Protecting Children and Youth
I strongly support the proposal for separate provisions on children and youth, and believe it is a glaring weakness in C-11. I would also note that many corporate privacy policies include special sections on marketing to children. The Canadian marketing association also has special guidance in marketing to children and teens.19 This should not be a controversial reform. There will be debate about the correct age threshold for which parental consent is required. More critical, in my judgement, is the accountability requirement that organizations have considered the level of maturity in developing their rules for transparency and consent. Thus, organizations should write notices in ways that a child might understand, and do the appropriate due diligence to ensure that the consent is meaningful. The Privacy Commissioner of Canada put it this way in his guidance on meaningful consent: “For minors able to provide meaningful consent, consent can only be considered meaningful if organizations have reasonably taken into account their level of maturity in developing their consent processes and adapted them accordingly.”

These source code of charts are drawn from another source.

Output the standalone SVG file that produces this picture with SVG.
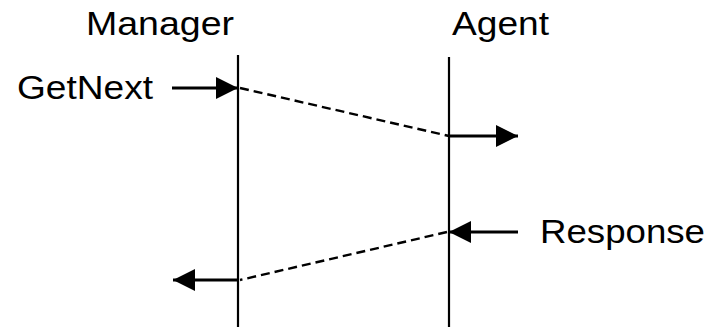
<svg xmlns="http://www.w3.org/2000/svg" width="717" height="327" viewBox="0 0 717 327">
<style>
text{font-family:"Liberation Sans",Arial,sans-serif;font-size:33px;fill:#000}
.life{stroke:#000;stroke-width:2.2;fill:none}
.arr{stroke:#000;stroke-width:2.8;fill:none;marker-end:url(#ah)}
.dash{stroke:#000;stroke-width:2.4;fill:none;stroke-dasharray:9 5}
</style>
<defs>
<marker id="ah" markerUnits="userSpaceOnUse" markerWidth="22" markerHeight="22" refX="22" refY="11" orient="auto">
<path d="M0,0 L22,11 L0,22 z" fill="#000"/>
</marker>
</defs>
<rect width="717" height="327" fill="#fff"/>
<g id="manager">
<text x="86" y="35" textLength="148" lengthAdjust="spacingAndGlyphs">Manager</text>
<line class="life" x1="238" y1="55" x2="238" y2="327"/>
</g>
<g id="agent">
<text x="452" y="35" textLength="97" lengthAdjust="spacingAndGlyphs">Agent</text>
<line class="life" x1="449" y1="57" x2="449" y2="327"/>
</g>
<g id="getnext">
<text x="17" y="99" textLength="136" lengthAdjust="spacingAndGlyphs">GetNext</text>
</g>
<g id="response">
<text x="540" y="243" textLength="165" lengthAdjust="spacingAndGlyphs">Response</text>
</g>
<g id="connectors">
<line class="arr" x1="172" y1="88" x2="238" y2="88"/>
<line class="dash" x1="240" y1="88" x2="449" y2="136"/>
<line class="arr" x1="449" y1="136" x2="518" y2="136"/>
<line class="arr" x1="518" y1="232" x2="449" y2="232"/>
<line class="dash" x1="447" y1="232" x2="240" y2="280"/>
<line class="arr" x1="238" y1="280" x2="173" y2="280"/>
</g>
</svg>
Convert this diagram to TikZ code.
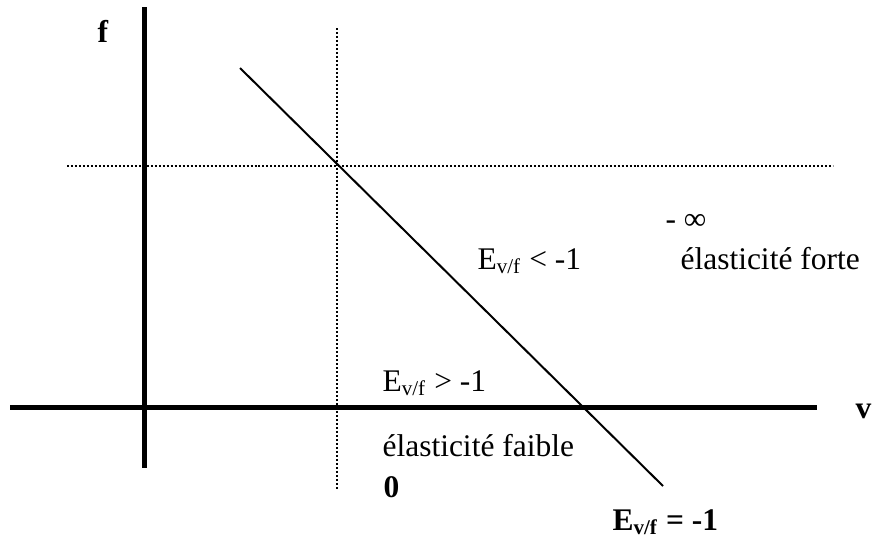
\documentclass[tikz,border=0pt,12pt]{standalone}
\usepackage{fontspec}
\setmainfont{Liberation Serif}
\usetikzlibrary{positioning}
\tikzstyle{axis}   = [line width=2.1pt]
\tikzstyle{guide}  = [line width=0.76pt, dash pattern=on 0.76pt off 0.76pt]
\tikzstyle{demand} = [line width=0.76pt]
\tikzstyle{lbl}    = [inner sep=0pt, anchor=base west]

\begin{document}
\begin{tikzpicture}[x=0.381pt, y=-0.381pt]
    \useasboundingbox (0,0) rectangle (874,543);

    % axes
    \coordinate (ytop)  at (144.5, 7);
    \coordinate (ybot)  at (144.5, 468);
    \coordinate (xleft) at (10, 407.5);
    \coordinate (xright) at (817, 407.5);
    \draw [axis] (ytop) -- (ybot);
    \draw [axis] (xleft) -- (xright);

    % dotted guides
    \coordinate (gtop)   at (337, 28);
    \coordinate (gbot)   at (337, 490);
    \coordinate (gleft)  at (67, 166);
    \coordinate (gright) at (833, 166);
    \draw [guide] (gtop) -- (gbot);
    \draw [guide] (gleft) -- (gright);

    % demand line
    \coordinate (dstart) at (240, 68);
    \coordinate (dend)   at (663, 486);
    \draw [demand] (dstart) -- (dend);

    % texts
    \node (fname)  at (97, 42)   [lbl, font=\bfseries] {f};
    \node (vname)  at (855, 418) [lbl, font=\bfseries] {v};
    \node (infty)  at (665, 229) [lbl] {- ∞};
    \node (eless)  at (477, 269) [lbl] {E\textsubscript{v/f} < -1};
    \node (strong) at (680, 269) [lbl] {élasticité forte};
    \node (emore)  at (382, 391) [lbl] {E\textsubscript{v/f} > -1};
    \node (weak)   at (382, 456) [lbl] {élasticité faible};
    \node (zero)   at (383, 497) [lbl, font=\bfseries] {0};
    \node (eunit)  at (612, 530) [lbl, font=\bfseries] {E\textsubscript{v/f} = -1};
\end{tikzpicture}
\end{document}
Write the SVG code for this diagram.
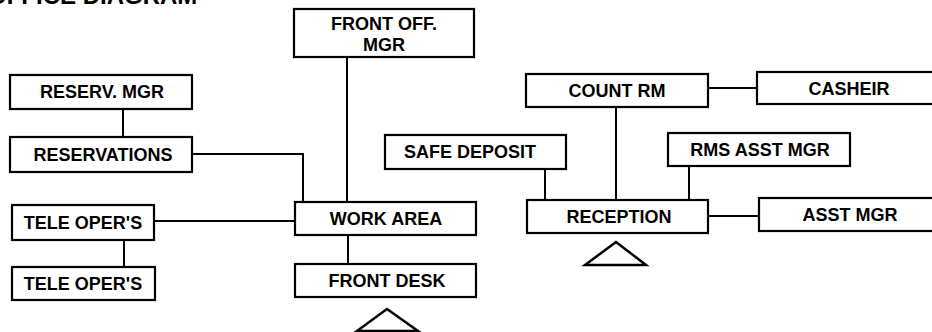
<svg xmlns="http://www.w3.org/2000/svg" width="932" height="332" viewBox="0 0 932 332">
<style>
.box rect{fill:#fff;stroke:#000;stroke-width:2.2}
.box text{font-family:"Liberation Sans",Arial,sans-serif;font-weight:bold;font-size:18px;fill:#000;text-anchor:middle}
.conn line,.conn polyline{stroke:#000;stroke-width:2;fill:none}
.tri{fill:none;stroke:#000;stroke-width:2.5;stroke-linejoin:miter}
.title{font-family:"Liberation Sans",Arial,sans-serif;font-weight:bold;font-size:24px;fill:#000}
</style>
<rect width="932" height="332" fill="#fff"/>
<text class="title" x="-12" y="4">OFFICE DIAGRAM</text>
<g class="conn" id="connectors">
<line x1="347" y1="57" x2="347" y2="202"/>
<line x1="123" y1="109" x2="123" y2="137"/>
<polyline points="192,154 303,154 303,202"/>
<line x1="154" y1="221" x2="295" y2="221"/>
<line x1="124" y1="240" x2="124" y2="267"/>
<line x1="348" y1="235" x2="348" y2="264"/>
<line x1="545" y1="169" x2="545" y2="200"/>
<line x1="616" y1="107" x2="616" y2="200"/>
<line x1="708" y1="88" x2="757" y2="88"/>
<line x1="689" y1="166" x2="689" y2="200"/>
<line x1="708" y1="216" x2="759" y2="216"/>
</g>
<g class="box" id="front-off-mgr"><rect x="294" y="9" width="180" height="48"/><text x="384" y="30">FRONT OFF.</text><text x="384" y="51">MGR</text></g>
<g class="box" id="reserv-mgr"><rect x="10" y="75" width="182" height="34"/><text x="102" y="98">RESERV. MGR</text></g>
<g class="box" id="reservations"><rect x="10" y="137" width="182" height="35"/><text x="103" y="161">RESERVATIONS</text></g>
<g class="box" id="tele-opers-1"><rect x="12" y="205" width="142" height="35"/><text x="83" y="229">TELE OPER'S</text></g>
<g class="box" id="tele-opers-2"><rect x="12" y="267" width="143" height="33"/><text x="83" y="290">TELE OPER'S</text></g>
<g class="box" id="work-area"><rect x="295" y="202" width="181" height="33"/><text x="386" y="225">WORK AREA</text></g>
<g class="box" id="front-desk"><rect x="295" y="264" width="181" height="33"/><text x="387" y="287">FRONT DESK</text></g>
<g class="box" id="safe-deposit"><rect x="385" y="135" width="181" height="34"/><text x="470" y="158">SAFE DEPOSIT</text></g>
<g class="box" id="count-rm"><rect x="526" y="74" width="182" height="33"/><text x="617" y="97">COUNT RM</text></g>
<g class="box" id="casheir"><rect x="757" y="72" width="180" height="32"/><text x="849" y="95">CASHEIR</text></g>
<g class="box" id="rms-asst-mgr"><rect x="668" y="133" width="182" height="33"/><text x="760" y="156">RMS ASST MGR</text></g>
<g class="box" id="reception"><rect x="527" y="200" width="181" height="33"/><text x="619" y="223">RECEPTION</text></g>
<g class="box" id="asst-mgr"><rect x="759" y="198" width="180" height="33"/><text x="850" y="221">ASST MGR</text></g>
<g id="triangle-front-desk"><polygon class="tri" points="387,309 357,331 418,331"/></g>
<g id="triangle-reception"><polygon class="tri" points="616,242 585,265 646,265"/></g>
</svg>
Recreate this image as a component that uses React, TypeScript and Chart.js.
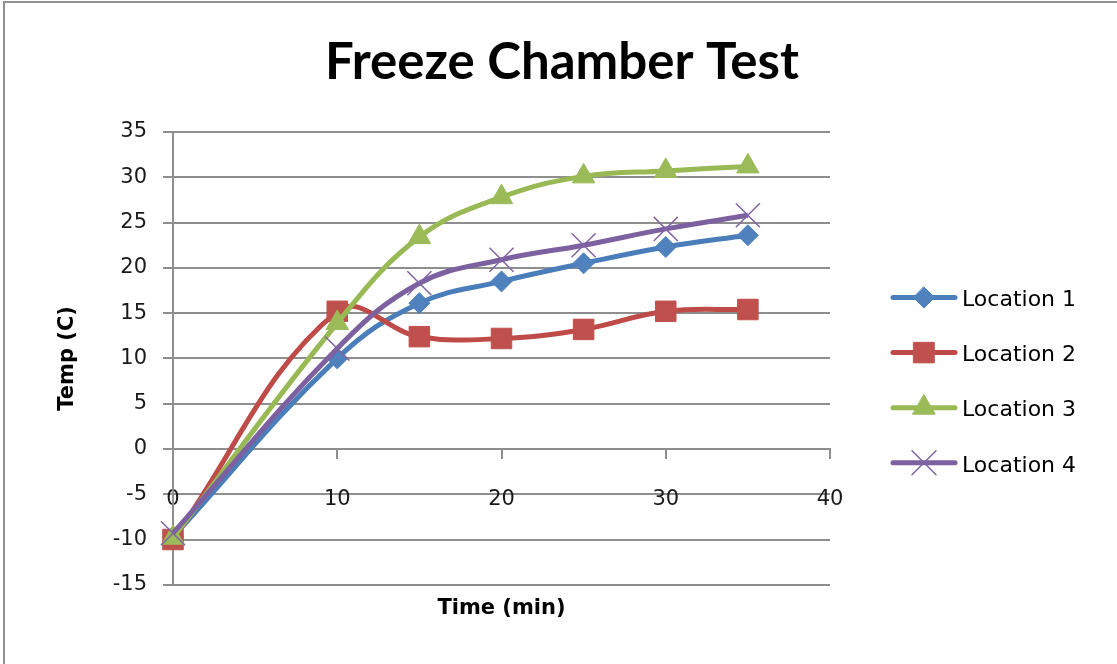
import React, { useEffect, useRef } from 'react';
import { Chart, registerables } from 'chart.js';

Chart.register(...registerables);

// ---- data ----
const chartTitle = 'Freeze Chamber Test';
const xAxisTitle = 'Time (min)';
const yAxisTitle = 'Temp (C)';
const seriesNames = ['Location 1', 'Location 2', 'Location 3', 'Location 4'];
const timeMin = [0, 10, 15, 20, 25, 30, 35];
const location1 = [-9.7, 10.0, 16.1, 18.5, 20.5, 22.3, 23.6];
const location2 = [-10.0, 15.2, 12.4, 12.2, 13.2, 15.2, 15.4];
const location3 = [-9.8, 13.9, 23.4, 27.8, 30.1, 30.7, 31.2];
const location4 = [-9.3, 11.1, 18.3, 20.9, 22.5, 24.3, 25.8];
const xTickValues = [0, 10, 20, 30, 40];
const yTickValues = [-15, -10, -5, 0, 5, 10, 15, 20, 25, 30, 35];

// ---- styles ----
const lineColors = ['#4A7EBB', '#BE4B48', '#98B954', '#7D60A0'];
const markerColors = ['#4F81BD', '#C0504D', '#9BBB59', '#8064A2'];
const markerStyles = ['rectRot', 'rect', 'triangle', 'crossRot'];
const markerRadius = [10.5, 14.5, 13, 17];
const gridColor = '#8e8e8e';

function drawMarker(ctx: CanvasRenderingContext2D, style: string, x: number, y: number, r: number, fill: string, stroke: string, bw: number) {
  ctx.save();
  ctx.fillStyle = fill;
  ctx.strokeStyle = stroke;
  ctx.lineWidth = bw;
  ctx.beginPath();
  if (style === 'rectRot') {
    ctx.moveTo(x, y - r);
    ctx.lineTo(x + r, y);
    ctx.lineTo(x, y + r);
    ctx.lineTo(x - r, y);
    ctx.closePath();
    ctx.fill();
    ctx.stroke();
  } else if (style === 'rect') {
    const s = Math.SQRT1_2 * r;
    ctx.rect(x - s, y - s, 2 * s, 2 * s);
    ctx.fill();
    ctx.stroke();
  } else if (style === 'triangle') {
    ctx.moveTo(x, y - r);
    ctx.lineTo(x + Math.sin((2 * Math.PI) / 3) * r, y + 0.5 * r);
    ctx.lineTo(x - Math.sin((2 * Math.PI) / 3) * r, y + 0.5 * r);
    ctx.closePath();
    ctx.fill();
    ctx.stroke();
  } else {
    const d = Math.SQRT1_2 * r;
    ctx.moveTo(x - d, y - d);
    ctx.lineTo(x + d, y + d);
    ctx.moveTo(x + d, y - d);
    ctx.lineTo(x - d, y + d);
    ctx.stroke();
  }
  ctx.restore();
}

const excelLegend = {
  id: 'excelLegend',
  afterDraw(chart: any) {
    const ctx: CanvasRenderingContext2D = chart.ctx;
    const ca = chart.chartArea;
    chart.data.datasets.forEach((ds: any, i: number) => {
      const y = ca.top + 165.5 + i * 55.1;
      const x0 = ca.right + 63;
      ctx.save();
      ctx.strokeStyle = ds.borderColor;
      ctx.lineWidth = 5;
      ctx.lineCap = 'round';
      ctx.beginPath();
      ctx.moveTo(x0, y);
      ctx.lineTo(x0 + 62, y);
      ctx.stroke();
      drawMarker(ctx, ds.pointStyle, x0 + 31, y, ds.pointRadius, ds.pointBackgroundColor, ds.pointBorderColor, ds.pointBorderWidth);
      ctx.fillStyle = '#000';
      ctx.font = '22px "DejaVu Sans"';
      ctx.textBaseline = 'middle';
      ctx.textAlign = 'left';
      ctx.fillText(ds.label, x0 + 69, y + 3);
      ctx.restore();
    });
  },
};

export default function App() {
  const canvasRef = useRef<HTMLCanvasElement | null>(null);

  useEffect(() => {
    if (!canvasRef.current) return;
    const series = [location1, location2, location3, location4];
    const datasets = series.map((vals, i) => ({
      label: seriesNames[i],
      data: timeMin.map((t, j) => ({ x: t, y: vals[j] })),
      borderColor: lineColors[i],
      backgroundColor: markerColors[i],
      borderWidth: 5,
      tension: 0.4,
      pointStyle: markerStyles[i],
      pointRadius: markerRadius[i],
      pointHoverRadius: markerRadius[i],
      pointBackgroundColor: markerColors[i],
      pointBorderColor: markerColors[i],
      pointBorderWidth: i === 3 ? 1.5 : 1,
      clip: false,
      order: 4 - i,
      fill: false,
      yAxisID: 'y',
      xAxisID: 'x',
    }));

    const chart = new Chart(canvasRef.current, {
      type: 'line',
      data: { datasets } as any,
      plugins: [excelLegend],
      options: {
        animation: false,
        responsive: true,
        maintainAspectRatio: false,
        layout: { padding: { left: 7, right: 0, top: 0, bottom: 0 } },
        plugins: {
          legend: { display: false },
          tooltip: { enabled: false },
          title: {
            display: true,
            text: chartTitle,
            color: '#000',
            font: { family: 'Lato', weight: 'bold', size: 51 },
            padding: { top: 32, bottom: 38.8 },
          },
          subtitle: {
            display: true,
            text: xAxisTitle,
            position: 'bottom',
            fullSize: false,
            color: '#000',
            font: { family: 'DejaVu Sans', weight: 'bold', size: 21 },
            padding: { top: 11, bottom: 43 },
          },
        },
        scales: {
          x: {
            type: 'linear',
            position: { y: 0 },
            min: 0,
            max: 40,
            afterBuildTicks: (s: any) => {
              s.ticks = xTickValues.map((v) => ({ value: v }));
            },
            grid: { drawOnChartArea: false, drawTicks: true, tickLength: 9, color: gridColor, lineWidth: 2 },
            border: { display: true, color: gridColor, width: 2 },
            ticks: {
              padding: 29,
              color: '#1a1a1a',
              font: { family: 'DejaVu Sans', size: 21 },
              maxRotation: 0,
              autoSkip: false,
            },
          },
          y: {
            type: 'linear',
            position: 'left',
            min: -15,
            max: 35,
            afterBuildTicks: (s: any) => {
              s.ticks = yTickValues.map((v) => ({ value: v }));
            },
            afterFit: (s: any) => {
              s.width = 166;
            },
            grid: { color: gridColor, lineWidth: 2, tickLength: 10, drawTicks: true },
            border: { display: true, color: gridColor, width: 2 },
            ticks: {
              padding: 16,
              color: '#1a1a1a',
              font: { family: 'DejaVu Sans', size: 21 },
              autoSkip: false,
            },
            title: {
              display: true,
              text: yAxisTitle,
              color: '#000',
              font: { family: 'DejaVu Sans', weight: 'bold', size: 21 },
              padding: { top: 48, bottom: 0 },
            },
          },
          legendSpace: {
            type: 'linear',
            position: 'right',
            min: 0,
            max: 1,
            grid: { display: false, drawTicks: false },
            border: { display: false },
            ticks: { display: false },
            title: { display: false },
            afterFit: (s: any) => {
              s.width = 287;
            },
          },
        },
      } as any,
    });
    return () => chart.destroy();
  }, []);

  return (
    <div style={{ position: 'absolute', left: 0, top: 0, width: 1117, height: 664, background: '#fff' }}>
      <canvas ref={canvasRef} />
      <div
        style={{
          position: 'absolute',
          left: 3,
          top: 1,
          right: 0,
          bottom: 0,
          borderTop: '2px solid #909090',
          borderLeft: '2px solid #909090',
          pointerEvents: 'none',
        }}
      />
    </div>
  );
}
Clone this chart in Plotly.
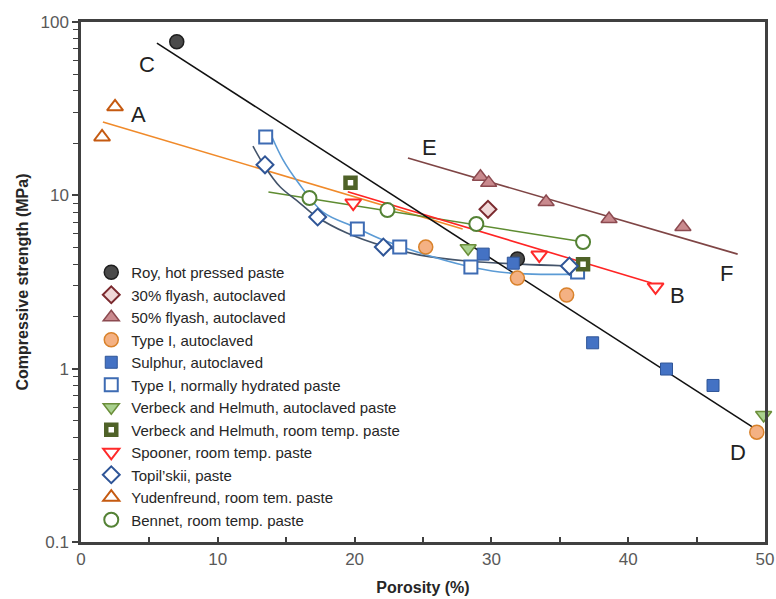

On the question of the “no-go zone”, obviously most people would find the tracking of kids for the purposes of profiling, monitoring or influencing their behavior highly offensive. And I fully support the idea. I think the larger question is whether or not Ontario wants to specify these restrictions in the law, or leave it to the later interpretation of the “reasonable person” test which would evolve over time. And this may not be the only “no-go-zone.” Again, the OPC guidance on consent offers important indications of further practices that would be “no-go-zones” under Section 5(3) of PIPEDA.
Conclusion
In summary, I am impressed with the thought that has gone into this document and have recommended that policymakers in other jurisdictions consider its provisions very carefully. The enactment of private-sector privacy legislation in Ontario is of paramount importance for individual Ontarians and Canadians, as well as for businesses.